[libvirt] [Qemu-devel] JSON license is non-free - how are we affected?

Anthony Liguori anthony at codemonkey.ws
Tue May 22 17:05:11 UTC 2012


On 05/22/2012 10:51 AM, Eric Blake wrote:
> The QMP monitor uses JSON as its underlying base.  However, when you
> read the license of JSON [1], you will note that it has a pretty severe
> limitation ("The Software shall be used for Good, not Evil").  In fact,
> this limitation is severe enough that the FSF has declared that the JSON
> license is non-free (even if the limitation is unenforceable), and
> therefore cannot be combined with GPL code:
>
> [1] http://www.json.org/license.html
> [2] https://www.gnu.org/licenses/license-list.html#JSON
>
> How do we reconcile this?  Obviously, qemu must remain GPL, because it
> has files that are licensed GPLv2, and the overall license is the
> restrictive union of all source licenses.  But that implies that we
> cannot include any source code or libraries provided by json.org, if
> such code is under the incompatible JSON license.
>
> Is the JSON license only applicable to code downloaded from json.org,
> but not to the actual JSON language specification?  If so, does that
> mean that a clean-room implementation of JSON (the language
> specification) can be written with different license than JSON (the
> license), and that such alternate code could then be linked into qemu?
> Is this already the case?  It would be a shame to have to reinvent QMP
> to use a different language specification if the entire JSON language is
> deemed poisoned.

Hi Eric,

When evaluating JSON implementations, I looked at the json.org license and 
immediately sought other options.  I was very aware that that clause would not 
be GPL compatible.  Ultimately, we wrote our own from scratch based on the JSON 
RFC[1].

There is no dubious claims in the RFC and I don't think there could be as it's 
simply a strict subset of the EMCA specification.
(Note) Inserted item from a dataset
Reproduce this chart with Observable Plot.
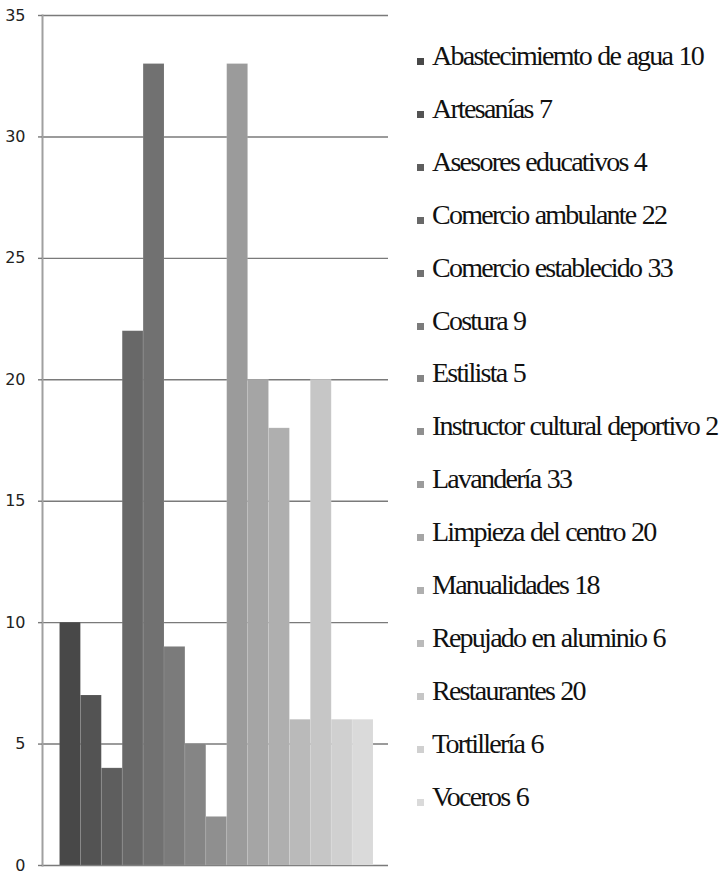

At no point have I ever looked at the json.org source but given the fact that 
the license is moronic, I expect the implementation to be equally dumb and 
wouldn't even consider it even if the license was changed at this point.

[1] http://www.ietf.org/rfc/rfc4627

Regards,

Anthony Liguori

>
> Thoughts?  Do we need to seek legal guidance from FSF, Red Hat, or any
> other organization on how to proceed?